## Exercise task
Images are not part of the copy; write out the rest of the data exactly as given.

(Records with drawing code)
[START]
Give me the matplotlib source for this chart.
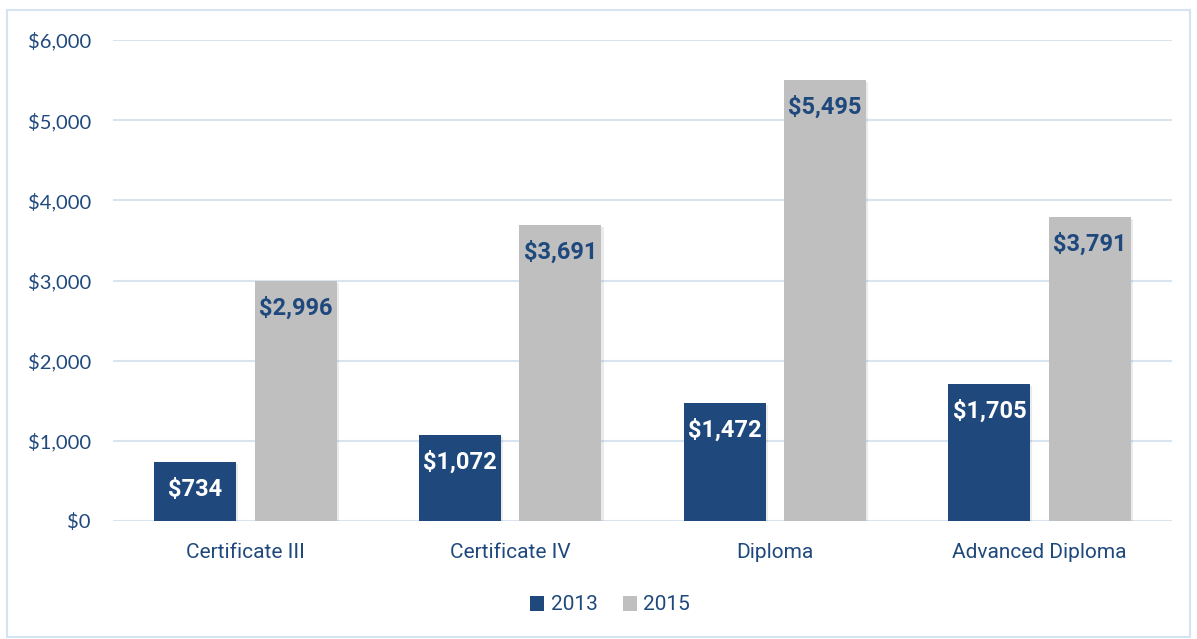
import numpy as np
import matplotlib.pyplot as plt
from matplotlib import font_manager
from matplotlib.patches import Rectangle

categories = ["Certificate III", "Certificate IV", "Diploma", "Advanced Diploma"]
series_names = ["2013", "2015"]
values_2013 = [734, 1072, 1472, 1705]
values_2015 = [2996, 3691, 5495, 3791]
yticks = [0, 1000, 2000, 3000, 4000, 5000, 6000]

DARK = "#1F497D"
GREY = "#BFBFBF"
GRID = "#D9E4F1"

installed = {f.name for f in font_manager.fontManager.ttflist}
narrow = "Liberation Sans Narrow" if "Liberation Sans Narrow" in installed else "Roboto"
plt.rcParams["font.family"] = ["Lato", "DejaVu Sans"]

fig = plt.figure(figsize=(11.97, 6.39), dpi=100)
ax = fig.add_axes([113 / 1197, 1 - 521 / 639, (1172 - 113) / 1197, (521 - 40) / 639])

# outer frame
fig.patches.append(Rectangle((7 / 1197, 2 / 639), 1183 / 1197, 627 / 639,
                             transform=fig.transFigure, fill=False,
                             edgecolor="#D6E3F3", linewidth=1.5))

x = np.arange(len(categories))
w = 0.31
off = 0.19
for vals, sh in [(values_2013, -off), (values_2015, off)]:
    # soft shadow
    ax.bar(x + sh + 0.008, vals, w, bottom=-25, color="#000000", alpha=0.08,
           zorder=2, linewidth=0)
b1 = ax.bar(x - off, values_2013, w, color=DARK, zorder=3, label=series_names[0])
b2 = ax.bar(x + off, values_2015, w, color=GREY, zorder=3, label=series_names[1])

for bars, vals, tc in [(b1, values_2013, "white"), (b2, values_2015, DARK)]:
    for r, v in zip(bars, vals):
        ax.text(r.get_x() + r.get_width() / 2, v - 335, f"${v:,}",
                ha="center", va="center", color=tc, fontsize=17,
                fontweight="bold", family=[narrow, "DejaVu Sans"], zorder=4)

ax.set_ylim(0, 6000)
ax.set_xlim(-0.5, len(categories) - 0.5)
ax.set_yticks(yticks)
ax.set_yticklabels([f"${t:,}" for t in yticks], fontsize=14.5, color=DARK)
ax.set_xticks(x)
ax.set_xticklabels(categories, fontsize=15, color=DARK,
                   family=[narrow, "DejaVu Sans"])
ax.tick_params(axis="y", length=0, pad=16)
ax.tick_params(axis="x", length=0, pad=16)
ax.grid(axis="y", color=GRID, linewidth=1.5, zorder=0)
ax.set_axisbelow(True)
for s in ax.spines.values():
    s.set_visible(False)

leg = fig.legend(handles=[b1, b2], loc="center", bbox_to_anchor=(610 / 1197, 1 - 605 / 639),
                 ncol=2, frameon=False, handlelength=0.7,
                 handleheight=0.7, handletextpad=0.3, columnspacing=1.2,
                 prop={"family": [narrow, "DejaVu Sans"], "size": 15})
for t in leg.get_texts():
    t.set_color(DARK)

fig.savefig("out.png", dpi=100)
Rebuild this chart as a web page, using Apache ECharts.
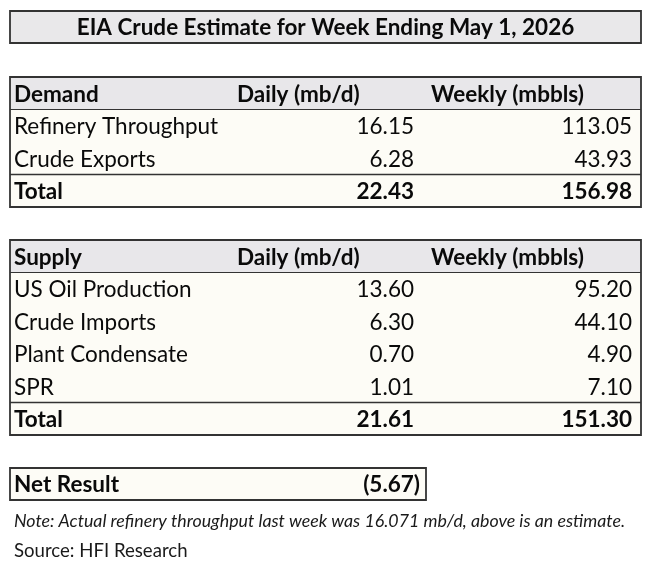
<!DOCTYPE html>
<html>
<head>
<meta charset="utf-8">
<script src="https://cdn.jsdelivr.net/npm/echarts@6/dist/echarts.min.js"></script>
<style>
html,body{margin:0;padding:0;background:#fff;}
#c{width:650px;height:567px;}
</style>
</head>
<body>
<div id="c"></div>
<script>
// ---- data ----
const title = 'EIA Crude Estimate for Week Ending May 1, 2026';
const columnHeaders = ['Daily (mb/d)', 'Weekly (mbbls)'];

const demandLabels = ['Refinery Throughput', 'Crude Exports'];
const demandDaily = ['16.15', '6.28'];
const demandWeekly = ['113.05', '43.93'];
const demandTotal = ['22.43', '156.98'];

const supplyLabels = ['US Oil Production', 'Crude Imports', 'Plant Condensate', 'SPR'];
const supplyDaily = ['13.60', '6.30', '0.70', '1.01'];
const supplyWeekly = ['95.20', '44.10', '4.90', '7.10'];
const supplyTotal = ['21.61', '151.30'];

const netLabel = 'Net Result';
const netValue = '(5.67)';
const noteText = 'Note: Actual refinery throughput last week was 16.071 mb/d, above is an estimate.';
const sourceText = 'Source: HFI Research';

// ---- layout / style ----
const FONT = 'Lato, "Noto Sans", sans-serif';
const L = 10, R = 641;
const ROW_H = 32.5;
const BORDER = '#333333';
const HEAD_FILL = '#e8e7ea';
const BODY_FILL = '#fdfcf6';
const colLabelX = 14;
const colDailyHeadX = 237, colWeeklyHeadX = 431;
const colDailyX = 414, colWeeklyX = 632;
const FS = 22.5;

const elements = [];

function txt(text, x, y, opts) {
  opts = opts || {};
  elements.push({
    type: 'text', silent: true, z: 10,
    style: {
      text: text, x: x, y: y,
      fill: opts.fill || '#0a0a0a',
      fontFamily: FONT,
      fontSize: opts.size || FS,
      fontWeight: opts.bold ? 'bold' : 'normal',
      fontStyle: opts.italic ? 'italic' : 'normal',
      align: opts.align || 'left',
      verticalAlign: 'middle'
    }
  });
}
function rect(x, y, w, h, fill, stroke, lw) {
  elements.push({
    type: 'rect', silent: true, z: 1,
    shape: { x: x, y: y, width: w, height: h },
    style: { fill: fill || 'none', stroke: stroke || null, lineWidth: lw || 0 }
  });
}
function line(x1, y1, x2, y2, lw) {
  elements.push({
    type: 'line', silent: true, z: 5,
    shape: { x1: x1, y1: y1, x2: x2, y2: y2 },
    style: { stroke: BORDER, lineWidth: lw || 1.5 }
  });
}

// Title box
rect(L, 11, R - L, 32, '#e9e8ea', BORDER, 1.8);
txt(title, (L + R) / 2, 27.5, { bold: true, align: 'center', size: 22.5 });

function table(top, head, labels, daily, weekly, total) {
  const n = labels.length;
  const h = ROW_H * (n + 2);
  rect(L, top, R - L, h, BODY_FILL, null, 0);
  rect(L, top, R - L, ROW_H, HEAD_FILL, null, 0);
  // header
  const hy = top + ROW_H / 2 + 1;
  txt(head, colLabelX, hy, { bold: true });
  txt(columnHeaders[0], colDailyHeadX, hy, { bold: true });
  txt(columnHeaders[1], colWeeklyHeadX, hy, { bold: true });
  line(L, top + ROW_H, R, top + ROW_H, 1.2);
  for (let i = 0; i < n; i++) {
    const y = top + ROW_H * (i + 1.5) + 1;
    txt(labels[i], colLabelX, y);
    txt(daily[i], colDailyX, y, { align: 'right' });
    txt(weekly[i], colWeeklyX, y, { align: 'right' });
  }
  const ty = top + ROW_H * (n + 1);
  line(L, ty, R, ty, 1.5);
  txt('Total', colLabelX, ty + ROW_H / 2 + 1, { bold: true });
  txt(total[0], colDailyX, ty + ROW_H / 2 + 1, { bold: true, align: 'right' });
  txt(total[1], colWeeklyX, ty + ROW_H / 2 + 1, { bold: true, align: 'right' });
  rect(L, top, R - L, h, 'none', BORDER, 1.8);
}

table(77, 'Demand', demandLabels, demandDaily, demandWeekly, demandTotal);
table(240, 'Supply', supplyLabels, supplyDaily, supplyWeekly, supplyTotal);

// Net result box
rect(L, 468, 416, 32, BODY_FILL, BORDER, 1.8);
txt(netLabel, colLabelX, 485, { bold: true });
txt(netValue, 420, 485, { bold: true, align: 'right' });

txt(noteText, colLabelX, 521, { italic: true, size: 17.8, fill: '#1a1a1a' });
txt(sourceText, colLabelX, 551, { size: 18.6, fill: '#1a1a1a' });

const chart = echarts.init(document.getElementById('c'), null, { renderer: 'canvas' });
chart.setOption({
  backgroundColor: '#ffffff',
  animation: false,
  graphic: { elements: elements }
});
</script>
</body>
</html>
[END]
## Exercise answer
Give me the matplotlib source for this chart.
import numpy as np
import matplotlib.pyplot as plt
from matplotlib import font_manager
from matplotlib.patches import Rectangle

categories = ["Certificate III", "Certificate IV", "Diploma", "Advanced Diploma"]
series_names = ["2013", "2015"]
values_2013 = [734, 1072, 1472, 1705]
values_2015 = [2996, 3691, 5495, 3791]
yticks = [0, 1000, 2000, 3000, 4000, 5000, 6000]

DARK = "#1F497D"
GREY = "#BFBFBF"
GRID = "#D9E4F1"

installed = {f.name for f in font_manager.fontManager.ttflist}
narrow = "Liberation Sans Narrow" if "Liberation Sans Narrow" in installed else "Roboto"
plt.rcParams["font.family"] = ["Lato", "DejaVu Sans"]

fig = plt.figure(figsize=(11.97, 6.39), dpi=100)
ax = fig.add_axes([113 / 1197, 1 - 521 / 639, (1172 - 113) / 1197, (521 - 40) / 639])

# outer frame
fig.patches.append(Rectangle((7 / 1197, 2 / 639), 1183 / 1197, 627 / 639,
                             transform=fig.transFigure, fill=False,
                             edgecolor="#D6E3F3", linewidth=1.5))

x = np.arange(len(categories))
w = 0.31
off = 0.19
for vals, sh in [(values_2013, -off), (values_2015, off)]:
    # soft shadow
    ax.bar(x + sh + 0.008, vals, w, bottom=-25, color="#000000", alpha=0.08,
           zorder=2, linewidth=0)
b1 = ax.bar(x - off, values_2013, w, color=DARK, zorder=3, label=series_names[0])
b2 = ax.bar(x + off, values_2015, w, color=GREY, zorder=3, label=series_names[1])

for bars, vals, tc in [(b1, values_2013, "white"), (b2, values_2015, DARK)]:
    for r, v in zip(bars, vals):
        ax.text(r.get_x() + r.get_width() / 2, v - 335, f"${v:,}",
                ha="center", va="center", color=tc, fontsize=17,
                fontweight="bold", family=[narrow, "DejaVu Sans"], zorder=4)

ax.set_ylim(0, 6000)
ax.set_xlim(-0.5, len(categories) - 0.5)
ax.set_yticks(yticks)
ax.set_yticklabels([f"${t:,}" for t in yticks], fontsize=14.5, color=DARK)
ax.set_xticks(x)
ax.set_xticklabels(categories, fontsize=15, color=DARK,
                   family=[narrow, "DejaVu Sans"])
ax.tick_params(axis="y", length=0, pad=16)
ax.tick_params(axis="x", length=0, pad=16)
ax.grid(axis="y", color=GRID, linewidth=1.5, zorder=0)
ax.set_axisbelow(True)
for s in ax.spines.values():
    s.set_visible(False)

leg = fig.legend(handles=[b1, b2], loc="center", bbox_to_anchor=(610 / 1197, 1 - 605 / 639),
                 ncol=2, frameon=False, handlelength=0.7,
                 handleheight=0.7, handletextpad=0.3, columnspacing=1.2,
                 prop={"family": [narrow, "DejaVu Sans"], "size": 15})
for t in leg.get_texts():
    t.set_color(DARK)

fig.savefig("out.png", dpi=100)
Rebuild this chart as a web page, using Apache ECharts.
<!DOCTYPE html>
<html>
<head>
<meta charset="utf-8">
<script src="https://cdn.jsdelivr.net/npm/echarts@6/dist/echarts.min.js"></script>
<style>
html,body{margin:0;padding:0;background:#fff;}
#c{width:650px;height:567px;}
</style>
</head>
<body>
<div id="c"></div>
<script>
// ---- data ----
const title = 'EIA Crude Estimate for Week Ending May 1, 2026';
const columnHeaders = ['Daily (mb/d)', 'Weekly (mbbls)'];

const demandLabels = ['Refinery Throughput', 'Crude Exports'];
const demandDaily = ['16.15', '6.28'];
const demandWeekly = ['113.05', '43.93'];
const demandTotal = ['22.43', '156.98'];

const supplyLabels = ['US Oil Production', 'Crude Imports', 'Plant Condensate', 'SPR'];
const supplyDaily = ['13.60', '6.30', '0.70', '1.01'];
const supplyWeekly = ['95.20', '44.10', '4.90', '7.10'];
const supplyTotal = ['21.61', '151.30'];

const netLabel = 'Net Result';
const netValue = '(5.67)';
const noteText = 'Note: Actual refinery throughput last week was 16.071 mb/d, above is an estimate.';
const sourceText = 'Source: HFI Research';

// ---- layout / style ----
const FONT = 'Lato, "Noto Sans", sans-serif';
const L = 10, R = 641;
const ROW_H = 32.5;
const BORDER = '#333333';
const HEAD_FILL = '#e8e7ea';
const BODY_FILL = '#fdfcf6';
const colLabelX = 14;
const colDailyHeadX = 237, colWeeklyHeadX = 431;
const colDailyX = 414, colWeeklyX = 632;
const FS = 22.5;

const elements = [];

function txt(text, x, y, opts) {
  opts = opts || {};
  elements.push({
    type: 'text', silent: true, z: 10,
    style: {
      text: text, x: x, y: y,
      fill: opts.fill || '#0a0a0a',
      fontFamily: FONT,
      fontSize: opts.size || FS,
      fontWeight: opts.bold ? 'bold' : 'normal',
      fontStyle: opts.italic ? 'italic' : 'normal',
      align: opts.align || 'left',
      verticalAlign: 'middle'
    }
  });
}
function rect(x, y, w, h, fill, stroke, lw) {
  elements.push({
    type: 'rect', silent: true, z: 1,
    shape: { x: x, y: y, width: w, height: h },
    style: { fill: fill || 'none', stroke: stroke || null, lineWidth: lw || 0 }
  });
}
function line(x1, y1, x2, y2, lw) {
  elements.push({
    type: 'line', silent: true, z: 5,
    shape: { x1: x1, y1: y1, x2: x2, y2: y2 },
    style: { stroke: BORDER, lineWidth: lw || 1.5 }
  });
}

// Title box
rect(L, 11, R - L, 32, '#e9e8ea', BORDER, 1.8);
txt(title, (L + R) / 2, 27.5, { bold: true, align: 'center', size: 22.5 });

function table(top, head, labels, daily, weekly, total) {
  const n = labels.length;
  const h = ROW_H * (n + 2);
  rect(L, top, R - L, h, BODY_FILL, null, 0);
  rect(L, top, R - L, ROW_H, HEAD_FILL, null, 0);
  // header
  const hy = top + ROW_H / 2 + 1;
  txt(head, colLabelX, hy, { bold: true });
  txt(columnHeaders[0], colDailyHeadX, hy, { bold: true });
  txt(columnHeaders[1], colWeeklyHeadX, hy, { bold: true });
  line(L, top + ROW_H, R, top + ROW_H, 1.2);
  for (let i = 0; i < n; i++) {
    const y = top + ROW_H * (i + 1.5) + 1;
    txt(labels[i], colLabelX, y);
    txt(daily[i], colDailyX, y, { align: 'right' });
    txt(weekly[i], colWeeklyX, y, { align: 'right' });
  }
  const ty = top + ROW_H * (n + 1);
  line(L, ty, R, ty, 1.5);
  txt('Total', colLabelX, ty + ROW_H / 2 + 1, { bold: true });
  txt(total[0], colDailyX, ty + ROW_H / 2 + 1, { bold: true, align: 'right' });
  txt(total[1], colWeeklyX, ty + ROW_H / 2 + 1, { bold: true, align: 'right' });
  rect(L, top, R - L, h, 'none', BORDER, 1.8);
}

table(77, 'Demand', demandLabels, demandDaily, demandWeekly, demandTotal);
table(240, 'Supply', supplyLabels, supplyDaily, supplyWeekly, supplyTotal);

// Net result box
rect(L, 468, 416, 32, BODY_FILL, BORDER, 1.8);
txt(netLabel, colLabelX, 485, { bold: true });
txt(netValue, 420, 485, { bold: true, align: 'right' });

txt(noteText, colLabelX, 521, { italic: true, size: 17.8, fill: '#1a1a1a' });
txt(sourceText, colLabelX, 551, { size: 18.6, fill: '#1a1a1a' });

const chart = echarts.init(document.getElementById('c'), null, { renderer: 'canvas' });
chart.setOption({
  backgroundColor: '#ffffff',
  animation: false,
  graphic: { elements: elements }
});
</script>
</body>
</html>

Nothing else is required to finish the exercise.